Tratta dal libro di Walter Travis del 1983, questa splendida miniserie di Netflix racconta la storia di una geniale scacchista che negli anni ’60 abbatte avversari e pregiudizi senza soluzione di continuità (gli scacchi non sono un gioco da donne, figuriamoci a quei tempi). Attraverso la fantastica interpretazione di una magnetica e trendyssima Anya Taylor-Joy, seguiamo la vita di Beth Harmon sin dal tragico arrivo in un orfanotrofio, dove avrebbe imparato il gioco degli scacchi da un affettuoso tuttofare, sino alla conquista di numerosi titoli nazionali e internazionali. Passando ovviamente per la difficoltà tipica di un’orfana nello stabilire relazioni interpersonali e per la dipendenza da alcool e tranquillanti.
Forte di interpetazioni, scenografie e costumi sontuosi e coloriti, la serie opta per una narrazione molto tradizionale che, come capita spesso a fronte di un soggetto solido e di stampo classico, risulta una scelta vincente.
Detto questo, le cose che più mi hanno stupito di questa mini-serie e che secondo me sono i suoi punti forti sono due. Anzitutto la narrazione dell’ascesa sportiva di Beth che, di sfida in sfida, riesce a svelare il lato accattivante degli scacchi, un gioco di certo non spettacolare ma forte di un incredibile coinvolgimento della sfera psicologica. E poi l’empatia verso Beth che la scrittura e le interpretazioni riescono a instillare nello spettatore, che si affeziona a questa protagonista di pari passo ai suoi amici e rivali.
Molto belli anche i vari inserti musicali.
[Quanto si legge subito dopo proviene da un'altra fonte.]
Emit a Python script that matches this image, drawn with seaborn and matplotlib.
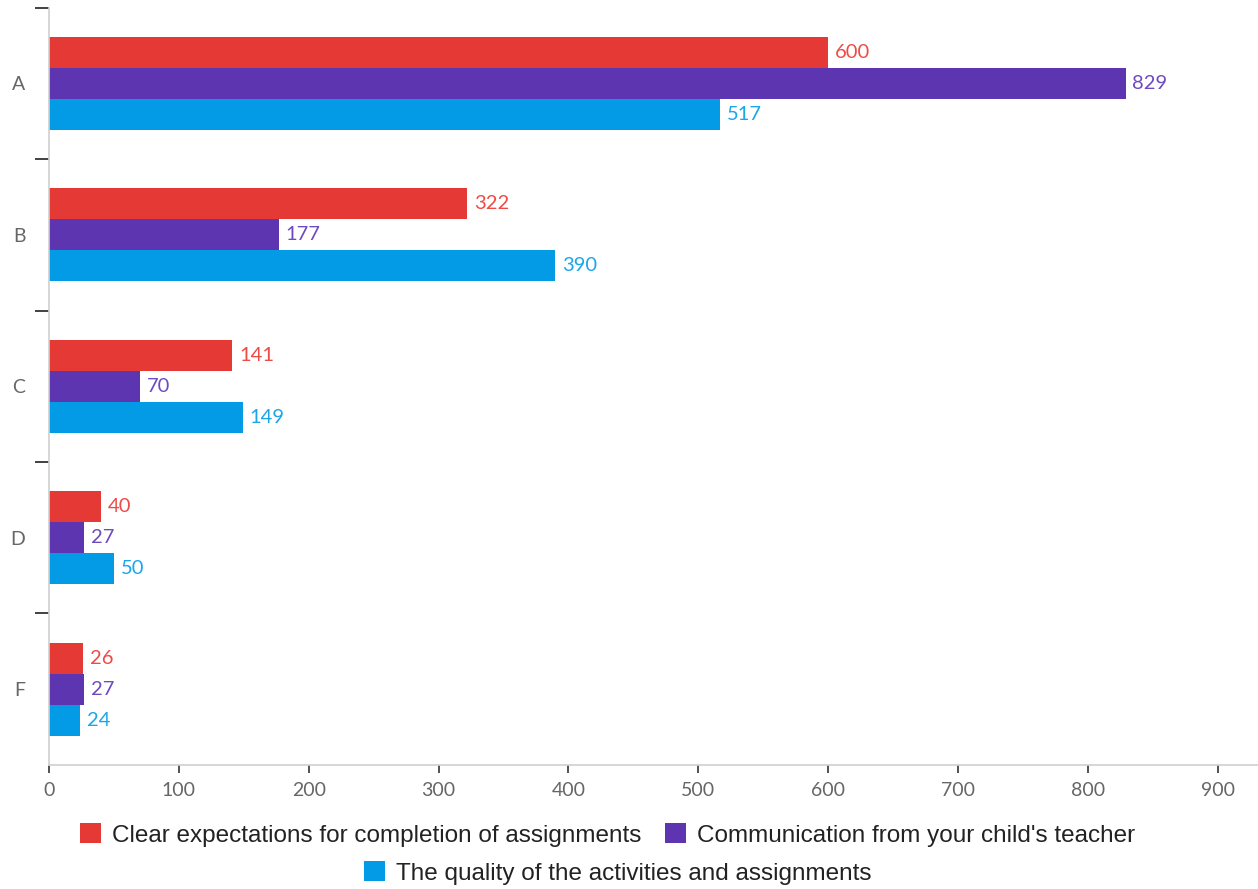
import matplotlib
matplotlib.use("Agg")
import matplotlib.pyplot as plt
import seaborn as sns
import pandas as pd
from matplotlib.patches import Patch

categories = ["A", "B", "C", "D", "F"]
series_names = [
    "Clear expectations for completion of assignments",
    "Communication from your child's teacher",
    "The quality of the activities and assignments",
]
clear_vals = [600, 322, 141, 40, 26]
comm_vals = [829, 177, 70, 27, 27]
quality_vals = [517, 390, 149, 50, 24]
colors = ["#E53935", "#5E35B1", "#039BE5"]
label_colors = ["#EF4A46", "#6E4AC0", "#1BA6EA"]
x_ticks = [0, 100, 200, 300, 400, 500, 600, 700, 800, 900]

rows = []
for name, vals in zip(series_names, [clear_vals, comm_vals, quality_vals]):
    for c, v in zip(categories, vals):
        rows.append({"grade": c, "value": v, "series": name})
df = pd.DataFrame(rows)

sns.set_theme(style="white")
plt.rcParams["font.family"] = ["Lato", "DejaVu Sans"]

fig = plt.figure(figsize=(12.58, 8.89), dpi=100)
ax = fig.add_axes([0.039, 0.1395, 0.961, 0.852])

sns.barplot(data=df, y="grade", x="value", hue="series", order=categories,
            hue_order=series_names, palette=colors, orient="h", width=0.615,
            saturation=1, ax=ax, legend=False, edgecolor="none")

for cont, lc in zip(ax.containers, label_colors):
    ax.bar_label(cont, padding=5, color=lc, fontsize=14.5, family="Lato")

ax.set_xlim(0, 931)
ax.set_ylim(4.5, -0.5)
ax.set_xticks(x_ticks)
ax.set_xticklabels([str(t) for t in x_ticks], color="#666666", fontsize=14)
ax.set_yticks(range(len(categories)))
ax.set_yticklabels(categories, color="#666666", fontsize=14)
ax.tick_params(axis="y", length=0, pad=17)
ax.tick_params(axis="x", length=6, width=1.2, color="#333333", pad=6, direction="out")
ax.set_yticks([-0.5, 0.5, 1.5, 2.5, 3.5], minor=True)
ax.tick_params(axis="y", which="minor", length=10, width=1.3, color="#333333", left=True)
ax.xaxis.set_ticks_position("bottom")
ax.set_xlabel("")
ax.set_ylabel("")
for s in ["top", "right"]:
    ax.spines[s].set_visible(False)
for s in ["left", "bottom"]:
    ax.spines[s].set_color("#d0d0d0")
    ax.spines[s].set_linewidth(1.2)

handles = [Patch(facecolor=c, edgecolor="none") for c in colors]
leg_kw = dict(frameon=False, handlelength=0.85, handleheight=0.85,
              handletextpad=0.45, columnspacing=1.0,
              prop={"family": "Liberation Sans", "size": 17.5})
l1 = fig.legend(handles[:2], series_names[:2], loc="center", ncol=2,
                bbox_to_anchor=(0.483, 0.0607), borderpad=0, **leg_kw)
for t in l1.get_texts():
    t.set_color("#222222")
l2 = fig.legend(handles[2:], series_names[2:], loc="center", ncol=1,
                bbox_to_anchor=(0.491, 0.018), borderpad=0, **leg_kw)
for t in l2.get_texts():
    t.set_color("#222222")

fig.savefig("out.png", dpi=100)
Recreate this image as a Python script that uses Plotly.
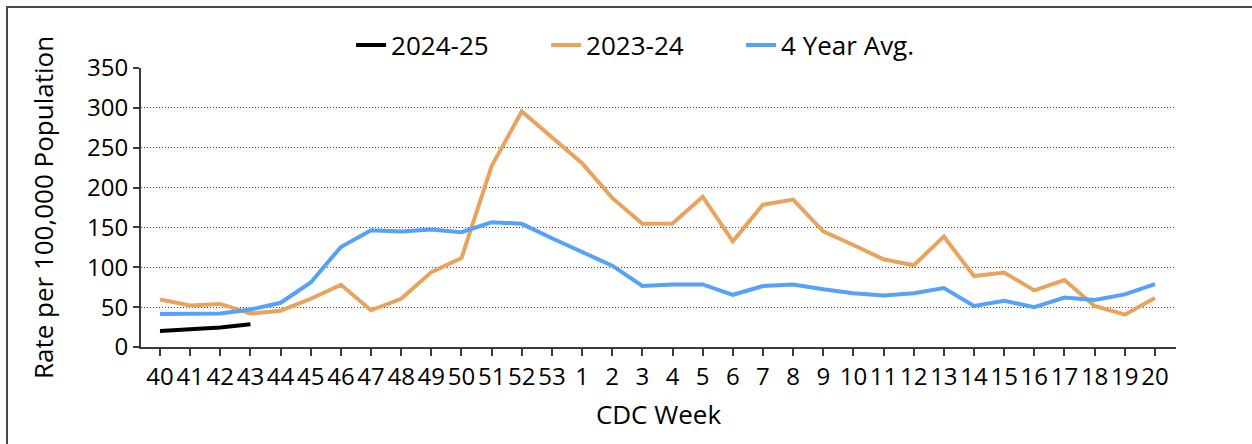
import plotly.graph_objects as go

weeks = ["40", "41", "42", "43", "44", "45", "46", "47", "48", "49", "50", "51", "52", "53",
         "1", "2", "3", "4", "5", "6", "7", "8", "9", "10", "11", "12", "13", "14", "15",
         "16", "17", "18", "19", "20"]

season_2024_25 = [20, 22.5, 24.5, 28.5]

season_2023_24 = [59.5, 52, 54, 42, 45.5, 60.5, 78, 46, 60.5, 94, 111.5, 227, 295.5, 263,
                  230.5, 187, 154.5, 155, 188.5, 132.5, 178.5, 185, 145, 128, 110, 102.5,
                  138.5, 89, 93.5, 71, 84, 51.5, 40.5, 61.5]

four_year_avg = [41.5, 41.5, 42, 47, 55.5, 81, 125.5, 146.5, 145, 147.5, 144, 156.5, 154.5,
                 136.5, 119.5, 102, 76.5, 78.5, 78.5, 65.5, 76.5, 78.5, 72.5, 67.5, 64.5,
                 67.5, 74, 51.5, 58, 50, 62, 59, 66, 79]

FONT = "Open Sans"
idx = list(range(len(weeks)))

fig = go.Figure()
fig.add_trace(go.Scatter(x=idx[:len(season_2024_25)], y=season_2024_25, mode="lines",
                         name="2024-25", line=dict(color="#000000", width=4)))
fig.add_trace(go.Scatter(x=idx, y=season_2023_24, mode="lines", name="2023-24",
                         line=dict(color="#E8A45E", width=4)))
fig.add_trace(go.Scatter(x=idx, y=four_year_avg, mode="lines", name="4 Year Avg.",
                         line=dict(color="#55A2F8", width=4)))

# plot area: x 141..1176, y 68..347
fig.add_shape(type="rect", xref="paper", yref="paper",
              x0=(7 - 141) / 1035, y0=-0.6, x1=1.2, y1=1 + (68 - 7) / 279,
              line=dict(color="#4a4a4a", width=2), fillcolor="rgba(0,0,0,0)", layer="below")

fig.update_layout(
    width=1252, height=444,
    margin=dict(l=141, r=76, t=68, b=97),
    paper_bgcolor="white", plot_bgcolor="white",
    font=dict(family=FONT, size=24, color="#000000"),
    showlegend=True,
    legend=dict(orientation="h", x=0.203, xanchor="left", y=1.082, yanchor="middle",
                font=dict(family=FONT, size=26, color="#000000"),
                bgcolor="rgba(0,0,0,0)", entrywidth=150, entrywidthmode="pixels",
                traceorder="normal"),
    xaxis=dict(
        range=[-0.63, 33.7], tickmode="array", tickvals=idx, ticktext=weeks,
        showgrid=False, zeroline=False, showline=True, linecolor="#3a3a3a", linewidth=2,
        ticks="outside", ticklen=7, tickwidth=1.5, tickcolor="#3a3a3a",
        tickangle=0, tickfont=dict(family=FONT, size=24),
        title=dict(text="CDC Week", font=dict(family=FONT, size=26), standoff=15),
    ),
    yaxis=dict(
        range=[0, 350], tick0=0, dtick=50, showgrid=True, gridcolor="#444444",
        griddash="1px,2px", gridwidth=1, zeroline=False, showline=True,
        linecolor="#3a3a3a", linewidth=2, ticks="outside", ticklen=6, tickwidth=1.5,
        tickcolor="#3a3a3a", tickfont=dict(family=FONT, size=24),
        title=dict(text="Rate per 100,000 Population", font=dict(family=FONT, size=26),
                   standoff=26),
    ),
)

fig.write_html("out.html", config={"displayModeBar": False},
               post_script="document.body.style.margin='0';")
Superbo il cast di contorno che va dal burbero Bill Camp (il bidello primo maestro della Harmon) all’impassibile Marcin Dorocinski (il campione russo e nemesi di Beth Vasily Borgov), dal timido Harry Melling (il primo rivale forte Harry Beltik) al super cool Thomas Brodie-Sangster (il cowboy della scacchiera e campione americano Benny Watts).